One of the five suspects detained in connection with Sunday’s deadly mall fire in Siberia has said that teenagers belonging to an ethnic minority may have ignited the blaze. 

Forty-one children were among the 60 victims of the fire that swept through the Winter Cherry shopping mall in the city of Kemerovo. Russia’s top investigator told President Vladimir Putin that an electrical short-circuit was the leading theory for the cause of the fire, naming arson a less likely possibility.

“I believe that it was arson,” Nadezhda Suddenok, the director of the company that rents the mall's top two floors was cited as saying in court by the Ekho Moskvy radio station on Tuesday. 

Suddenok, who was arrested as a suspect in the wake of the tragedy, claimed that a group of people aged between 17 and 27 had been escorted out of the mall for harassing visitors in the month leading up to the fire. 

“These teenagers were of different nationalities, I can't say which nationality exactly, but with a black beard, like those worn by [people] of the Chechen, Caucasus, nationality."

Suddenok went on to say that one young man "looked like a gypsy and we can describe him very clearly."

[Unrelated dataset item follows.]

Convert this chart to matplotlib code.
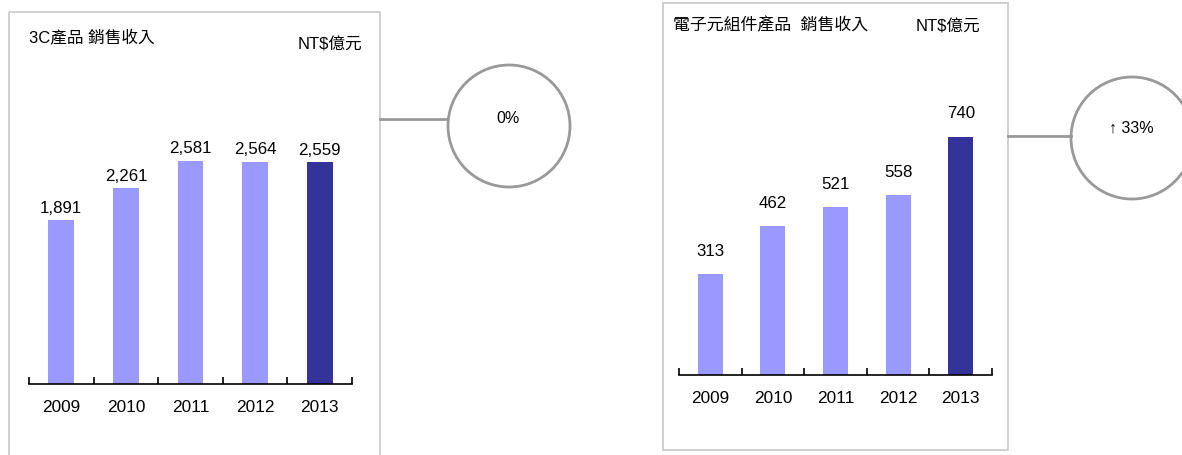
import matplotlib

matplotlib.use("Agg")
import matplotlib.pyplot as plt
from matplotlib.patches import Rectangle, Circle

plt.rcParams["font.family"] = ["Liberation Sans", "Noto Sans CJK TC", "DejaVu Sans"]

years = ["2009", "2010", "2011", "2012", "2013"]
sales_3c = [1891, 2261, 2581, 2564, 2559]
sales_elec = [313, 462, 521, 558, 740]
growth_3c = "0%"
growth_elec = "↑ 33%"

LIGHT = "#9999ff"
DARK = "#333399"
BOX_EDGE = "#c8c8c8"
RING = "#999999"

W, H = 1182, 456


def px_axes(fig, x0, y_top, x1, y_bottom):
    # pixel box (origin top-left) -> figure fraction axes
    return fig.add_axes([x0 / W, 1 - y_bottom / H, (x1 - x0) / W, (y_bottom - y_top) / H])


def bar_panel(fig, x0, x1, y_top, y_base, values, ymax, label_dy):
    ax = px_axes(fig, x0, y_top, x1, y_base)
    ax.patch.set_alpha(0)
    colors = [LIGHT] * (len(values) - 1) + [DARK]
    bars = ax.bar(range(len(values)), values, width=0.4, color=colors)
    ax.set_xlim(-0.5, len(values) - 0.5)
    ax.set_ylim(0, ymax)
    for s in ("top", "right", "left"):
        ax.spines[s].set_visible(False)
    ax.spines["bottom"].set_linewidth(1.2)
    ax.set_yticks([])
    ax.set_xticks(range(len(values)))
    ax.set_xticklabels(years, fontsize=12.4)
    ax.set_xticks([i - 0.5 for i in range(len(values) + 1)], minor=True)
    ax.tick_params(axis="x", which="major", length=0, pad=11)
    ax.tick_params(axis="x", which="minor", direction="in", length=5, width=1.2)
    for b, v in zip(bars, values):
        ax.annotate(f"{v:,}", (b.get_x() + b.get_width() / 2, v),
                    textcoords="offset pixels", xytext=(0, label_dy),
                    ha="center", va="center", fontsize=12.2)
    return ax


fig = plt.figure(figsize=(W / 100, H / 100), dpi=100)

# overlay for frames, connectors, circles and titles (pixel coordinates)
ov = fig.add_axes([0, 0, 1, 1])
ov.set_xlim(0, W)
ov.set_ylim(H, 0)
ov.axis("off")

# left panel frame
ov.add_patch(Rectangle((9, 13), 371, 470, fill=False, edgecolor=BOX_EDGE, linewidth=1.2))
ov.text(29, 37, "3C產品 銷售收入", ha="left", va="center", fontsize=12)
ov.text(362, 45, "NT$億元", ha="right", va="center", fontsize=12)
ov.plot([380, 447], [120, 120], color=RING, linewidth=2)
ov.add_patch(Circle((509, 127), 61, fill=False, edgecolor=RING, linewidth=2))
ov.text(508, 119, growth_3c, ha="center", va="center", fontsize=11.5)

# right panel frame
ov.add_patch(Rectangle((663, 4), 345, 447, fill=False, edgecolor=BOX_EDGE, linewidth=1.2))
ov.text(673, 25, "電子元組件產品  銷售收入", ha="left", va="center", fontsize=12.2)
ov.text(980, 27, "NT$億元", ha="right", va="center", fontsize=12)
ov.plot([1008, 1071], [137, 137], color=RING, linewidth=2)
ov.add_patch(Circle((1132, 139), 61, fill=False, edgecolor=RING, linewidth=2))
ov.text(1131, 128, growth_elec, ha="center", va="center", fontsize=11.5)

bar_panel(fig, 29, 352, 30, 385, sales_3c, 4100, 13)
bar_panel(fig, 679, 992, 30, 376, sales_elec, 1075, 24)

fig.savefig("out.png", dpi=100)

The detained company director denied claims that the doors of the mall’s cinema had been locked or that the alarm system was broken, according to the state-run RIA Novosti news agency.   

“There was not a single complaint. I didn’t know that there were any problems,” RIA cited her as saying.

An earlier version of this article stated that 64 people died in the fire, according to Russian authorities. The official death toll was later revised to 60, the Investigative Committee said in a statement.